Design is becoming a differentiator for Chinese suppliers too
Xingyu’s presentation was not only technical. On April 25, it partnered with Jiangnan University for a design-focused forum and unveiled two concept design projects:
- Wangyue, inspired by digital moon phases and layered optical structures rooted in Eastern aesthetics
- Hydro-Spine, inspired by deep-sea fishbone structures, featuring 22 precision “spine” elements, 360-degree movement, 0.1-second response, and synchronized actuation
This blend of engineering and aesthetic storytelling is increasingly common in China’s automotive supply chain. Suppliers are no longer staying in the background; they are helping shape the emotional and premium qualities of vehicles.
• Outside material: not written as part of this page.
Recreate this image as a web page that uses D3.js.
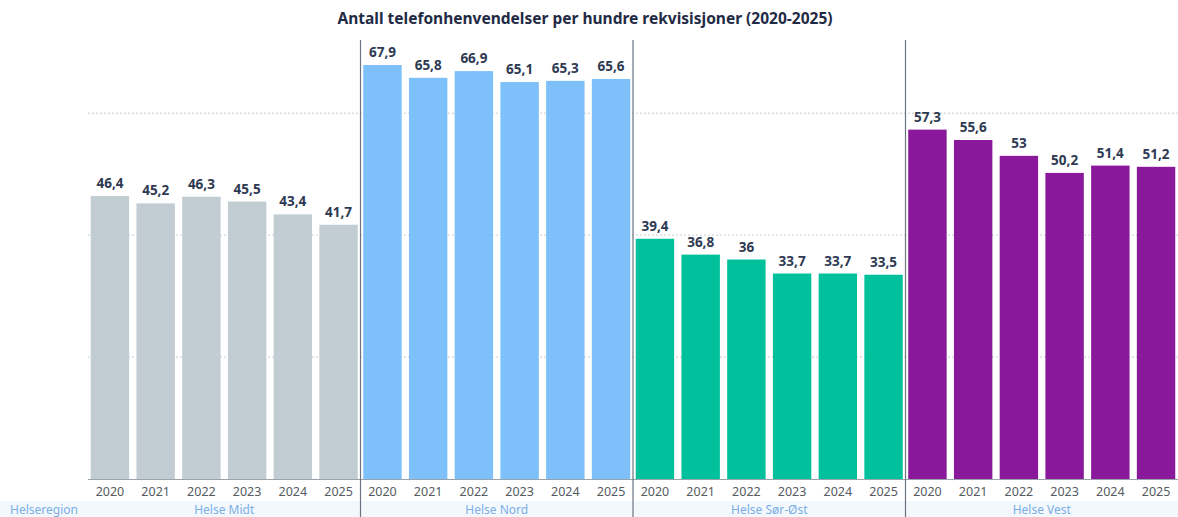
<!DOCTYPE html>
<html lang="no">
<head>
    <meta charset="UTF-8">
    <title>Antall telefonhenvendelser per hundre rekvisisjoner</title>
    <script src="https://d3js.org/d3.v7.min.js"></script>
    <style>
        body {
            margin: 0;
            padding: 0;
            background-color: #fff;
            font-family: "Noto Sans", "Open Sans", sans-serif;
        }
        .grid line {
            stroke: #c9cdd2;
            stroke-dasharray: 2, 2;
        }
        .value {
            font-weight: 700;
            font-size: 13.5px;
            fill: #2e3a52;
        }
        .year {
            font-size: 12.5px;
            fill: #555b63;
        }
        .region {
            font-size: 12px;
            fill: #7aaee6;
        }
    </style>
</head>
<body>
    <div id="chart"></div>

    <script>
        const regions = ["Helse Midt", "Helse Nord", "Helse Sør-Øst", "Helse Vest"];
        const years = ["2020", "2021", "2022", "2023", "2024", "2025"];
        const helseMidt = [46.4, 45.2, 46.3, 45.5, 43.4, 41.7];
        const helseNord = [67.9, 65.8, 66.9, 65.1, 65.3, 65.6];
        const helseSorOst = [39.4, 36.8, 36, 33.7, 33.7, 33.5];
        const helseVest = [57.3, 55.6, 53, 50.2, 51.4, 51.2];
        const gridValues = [20, 40, 60];
        const colors = ["#c1cdd3", "#7dc0fa", "#00c19c", "#89189b"];

        const seriesByRegion = [helseMidt, helseNord, helseSorOst, helseVest];
        const data = [];
        regions.forEach((r, i) => {
            years.forEach((yr, j) => {
                data.push({region: r, year: yr, value: seriesByRegion[i][j], color: colors[i]});
            });
        });

        const W = 1178, H = 517;
        const plot = {left: 88, right: 1178, top: 40, bottom: 479};

        const svg = d3.select("#chart").append("svg")
            .attr("width", W)
            .attr("height", H);

        const x0 = d3.scaleBand()
            .domain(regions)
            .range([plot.left, plot.right])
            .padding(0);

        const x1 = d3.scaleBand()
            .domain(years)
            .range([0, x0.bandwidth()])
            .paddingInner(0.16)
            .paddingOuter(0.06);

        const y = d3.scaleLinear()
            .domain([0, 72])
            .range([plot.bottom, plot.top]);

        // bottom strip for region labels
        svg.append("rect")
            .attr("x", 0)
            .attr("y", 501)
            .attr("width", W)
            .attr("height", H - 501)
            .attr("fill", "#f3f8fd");

        // dotted gridlines
        svg.append("g")
            .attr("class", "grid")
            .selectAll("line")
            .data(gridValues)
            .join("line")
            .attr("x1", plot.left)
            .attr("x2", plot.right)
            .attr("y1", d => y(d))
            .attr("y2", d => y(d));

        // bars
        svg.append("g")
            .selectAll("rect")
            .data(data)
            .join("rect")
            .attr("x", d => x0(d.region) + x1(d.year))
            .attr("y", d => y(d.value))
            .attr("width", x1.bandwidth())
            .attr("height", d => y(0) - y(d.value))
            .attr("fill", d => d.color);

        // value labels
        svg.append("g")
            .selectAll("text")
            .data(data)
            .join("text")
            .attr("class", "value")
            .attr("text-anchor", "middle")
            .attr("x", d => x0(d.region) + x1(d.year) + x1.bandwidth() / 2)
            .attr("y", d => y(d.value) - 8)
            .text(d => String(d.value).replace(".", ","));

        // baseline
        svg.append("line")
            .attr("x1", plot.left)
            .attr("x2", plot.right)
            .attr("y1", y(0) + 0.5)
            .attr("y2", y(0) + 0.5)
            .attr("stroke", "#9aa3ab")
            .attr("stroke-width", 1);

        // year labels
        svg.append("g")
            .selectAll("text")
            .data(data)
            .join("text")
            .attr("class", "year")
            .attr("text-anchor", "middle")
            .attr("x", d => x0(d.region) + x1(d.year) + x1.bandwidth() / 2)
            .attr("y", 496)
            .text(d => d.year);

        // region labels
        svg.append("g")
            .selectAll("text")
            .data(regions)
            .join("text")
            .attr("class", "region")
            .attr("text-anchor", "middle")
            .attr("x", d => x0(d) + x0.bandwidth() / 2)
            .attr("y", 514)
            .text(d => d);

        svg.append("text")
            .attr("class", "region")
            .attr("x", 10)
            .attr("y", 514)
            .text("Helseregion");

        // separators between regions
        svg.append("g")
            .selectAll("line")
            .data(regions.slice(1))
            .join("line")
            .attr("x1", d => x0(d))
            .attr("x2", d => x0(d))
            .attr("y1", plot.top)
            .attr("y2", H)
            .attr("stroke", "#6b7480")
            .attr("stroke-width", 1.2);

        // title
        svg.append("text")
            .attr("x", 585)
            .attr("y", 24)
            .attr("text-anchor", "middle")
            .attr("font-size", "15.5px")
            .attr("font-weight", 700)
            .attr("fill", "#1f2b45")
            .text("Antall telefonhenvendelser per hundre rekvisisjoner (2020-2025)");
    </script>
</body>
</html>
Comparison: what each exhibitor brought to Beijing 2026
| Company | Main focus at the show | Key announcement | Market significance |
|---|---|---|---|
| Dongfeng Aeolus | Brand and product transformation | Family-focused NEV strategy, EQ-REBORN concept, 22 models in 3 years | Traditional OEM accelerates EV repositioning |
| Motovis | ADAS democratization | New integrated driving/parking domain controller based on Axera M57 | L2+ features move toward mainstream standard fitment |
| Xingyu | Smart lighting and HMI | Intelligent light-language system, DLP 3.0, MicroLED, lighting SoC | Lighting becomes a software-defined vehicle interface |
Why this matters for the Chinese EV market
Taken together, these announcements reveal three powerful trends shaping China’s next EV battleground.
1. Family use cases are becoming the core product logic
Rather than selling cars by traditional segments alone, brands are increasingly designing around real scenarios:
- commuting
- family road trips
- outdoor leisure
- mixed business-and-family use
That is exactly how Dongfeng Aeolus is trying to reposition itself.
2. Intelligent driving is being cost-optimized for scale
The Motovis launch underscores a bigger shift across China’s EV and smart-car industry: L2 and L2+ capabilities are no longer reserved for premium vehicles. Suppliers and automakers are racing to make key ADAS functions affordable enough to become standard equipment.
3. Hardware is becoming experiential and software-defined
Xingyu’s lighting strategy shows that even traditionally mature components are being reinvented. Lighting, compute, projection, interaction, and design are converging into a new category of user-facing intelligent hardware.
Global implications
The developments shown in Beijing are relevant far beyond China.
First, they reinforce how quickly Chinese automakers and suppliers are compressing the innovation cycle between concept, localization, and mass production. Second, they show that China’s competitive edge is not just battery cost or manufacturing scale anymore; it increasingly includes integrated intelligent-driving stacks, domain controllers, lighting electronics, and user-experience design. Third, domestic semiconductor collaboration is becoming a crucial enabler of automotive competitiveness.
For global automakers and suppliers, the message is clear: China is no longer just the biggest EV market. It is becoming the fastest-moving proving ground for affordable smart-vehicle technologies.
What comes next
Dongfeng Aeolus now needs to convert its family-centered strategy into sustained sales momentum, particularly as competition intensifies from BYD, Geely sub-brands, Chery, Li Auto, and value-focused smart EV entrants. The promised rollout of 22 new or refreshed models in three years will be a major test of execution.
On the supplier side, Motovis and Xingyu point to a future in which intelligent driving and intelligent lighting are no longer optional upgrades but expected parts of the mainstream ownership experience. If these systems can be delivered at the right cost and reliability level, they may reshape buyer expectations across not only China’s EV market, but eventually export markets as well.
At Beijing Auto Show 2026, the big story was not a single breakthrough model. It was the growing maturity of China’s EV ecosystem, where automakers, chip companies, ADAS developers, and lighting specialists are all moving in the same direction: smarter, more affordable, and more user-centered electric mobility.